Might try just hovering myself and have someone esle control a stablised camera mount.

(oh I pulled my first loop with my sceadu 50 heli today, just saying cause am still smiling :D )

mckaneorg
Dec 19, 2005, 01:02 PM
I have often wondered if having 3 heading hold gyro's would do the trick? You would have to put it into position.

I have tried the co-pilot but the problem is when I use it on my bigger heli. I get allot of glitching. Right now I am using the JR PCM radio and I wish I could get that FMA reciever to stop glitching.

-j

reedchristiansen
Dec 19, 2005, 02:35 PM
A few questions for you guys who have done it:

1. Is an EKF outputing earth fixed velocities (x,y,z) necessary, or is the velocity information from a 4 hz GPS such as the microblox sufficient to hold a 2-d (position only ) hover?

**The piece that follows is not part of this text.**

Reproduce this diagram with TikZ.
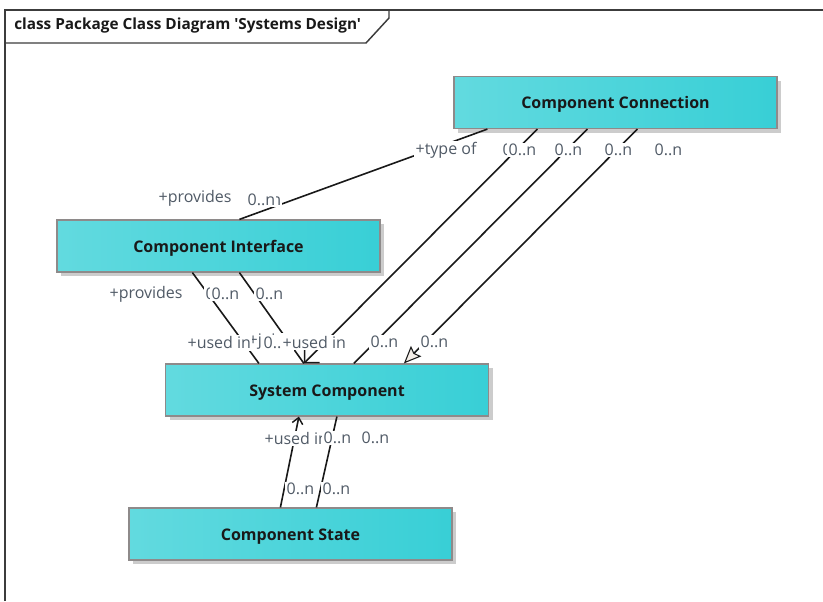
\documentclass[tikz,border=0pt]{standalone}
\usepackage{fontspec}
\setmainfont{Open Sans}[Ligatures=TeXOff]
\usetikzlibrary{arrows.meta,shadows,calc}
\definecolor{boxL}{HTML}{62DADF}
\definecolor{boxR}{HTML}{38CFD6}
\definecolor{boxBorder}{HTML}{8E8A8A}
\definecolor{labelC}{HTML}{505A66}
\definecolor{frameC}{HTML}{3C3C3C}
\definecolor{arrowF}{HTML}{F4EEE8}
\begin{document}
\begin{tikzpicture}[x=0.75pt,y=-0.75pt,
 classbox/.style={draw=boxBorder, line width=0.9pt, left color=boxL, right color=boxR,
   minimum width=242.25pt, minimum height=39pt, inner sep=0pt,
   text height=12.5pt, text depth=3pt,
   font=\fontsize{12}{14}\selectfont\bfseries, text=black!90,
   general shadow={fill=black!20, shadow xshift=3pt, shadow yshift=-3pt}},
 lbl/.style={font=\fontsize{12}{14}\selectfont, text=labelC, fill=white, inner xsep=1pt, inner ysep=1pt, anchor=west},
 assoc/.style={line width=1.2pt, draw=black!90},
 navopen/.style={assoc, -{Straight Barb[length=8pt,width=16pt,line width=1.1pt]}},
 navsmall/.style={assoc, -{Straight Barb[length=4.5pt,width=8pt,line width=1.1pt]}},
 navfill/.style={assoc, -{Stealth[length=13pt,width=11pt,inset=2pt,line width=0.8pt,fill=arrowF]}},
 framel/.style={draw=frameC, line width=1.1pt}
]
\useasboundingbox (0,0) rectangle (823,601);
% frame
\coordinate (f1) at (5,601);
\coordinate (f2) at (5,10);
\coordinate (f3) at (823,10);
\coordinate (t1) at (5,43);
\coordinate (t2) at (366,43);
\coordinate (t3) at (389,18);
\coordinate (t4) at (389,10);
\draw[framel] (f1) -- (f2) -- (f3);
\draw[framel] (t1) -- (t2) -- (t3) -- (t4);
\node[anchor=west, font=\fontsize{11.5}{13}\selectfont\bfseries, text=black!90, inner sep=0pt] (title) at (14,26) {class Package Class Diagram 'Systems Design'};

% classes
\node[classbox] (cc) at (615.5,102.5) {Component Connection};
\node[classbox] (ci) at (218.5,246) {Component Interface};
\node[classbox] (sc) at (327,390) {System Component};
\node[classbox] (cs) at (290.5,534) {Component State};

% connectors
\draw[assoc] ($(cc.south west)+(34,0)$) -- ($(ci.north west)+(183,0)$);
\draw[navopen] ($(cc.south west)+(84,0)$) -- ($(sc.north west)+(139,0)$);
\draw[assoc] ($(cc.south west)+(134,0)$) -- ($(sc.north west)+(189,0)$);
\draw[navfill] ($(cc.south west)+(184,0)$) -- ($(sc.north west)+(239,0)$);
\draw[assoc] ($(ci.south west)+(136,0)$) -- ($(sc.north west)+(94,0)$);
\draw[assoc] ($(ci.south west)+(183,0)$) -- ($(sc.north west)+(139,0)$);
\draw[navsmall] ($(cs.north west)+(152,0)$) -- ($(sc.south west)+(134,0)$);
\draw[assoc] ($(cs.north west)+(188,0)$) -- ($(sc.south west)+(172,0)$);

% labels at Component Connection
\node[lbl] (l1) at (414,150) {+type of};
\node[lbl] (l2a) at (501,150) {0..n};
\node[lbl] (l2) at (507,150) {0..n};
\node[lbl] (l3) at (553,150) {0..n};
\node[lbl] (l4) at (603,150) {0..n};
\node[lbl] (l5) at (653,150) {0..n};
% labels at Component Interface top
\node[lbl] (l6) at (157,198) {+provides};
\node[lbl] (l7a) at (252,200) {0..n};
\node[lbl] (l7) at (246,200) {0..n};
% labels at Component Interface bottom
\node[lbl] (l8) at (108,294) {+provides};
\node[lbl] (l9a) at (204,294) {0..n};
\node[lbl] (l9) at (210,294) {0..n};
\node[lbl] (l10) at (254,294) {0..n};
% labels at System Component top
\node[lbl] (l12a) at (247,342) {+joins};
\node[lbl] (l11) at (186,342) {+used in};
\node[lbl] (l12b) at (262,343) {0..n};
\node[lbl] (l12) at (281,342) {+used in};
\node[lbl] (l13) at (369,342) {0..n};
\node[lbl] (l14) at (419,342) {0..n};
% labels at System Component bottom
\node[lbl] (l15) at (263,438) {+used in};
\node[lbl] (l16) at (322,438) {0..n};
\node[lbl] (l17) at (360,438) {0..n};
% labels at Component State top
\node[lbl] (l18) at (285,489) {0..n};
\node[lbl] (l19) at (321,489) {0..n};
\end{tikzpicture}
\end{document}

2. This relates to the first question: Is it important to integrate accelerometer information into the velocity information from the GPS to get acceptable results in a hover (3 meter hover)?

3. How hard is it to control altitude? Is baro sufficient or do I need to combine baro with z velocity and acceleretion information? I assume a laser range finder is important for any hover close to the ground?

4. Has anyone done this with useing a height above ground sensor?


Thanks for you insight - this thread has opened my eyes also. One of my tasks for next year is to adopt the Procerus Kestrel autopilot for helicopter use.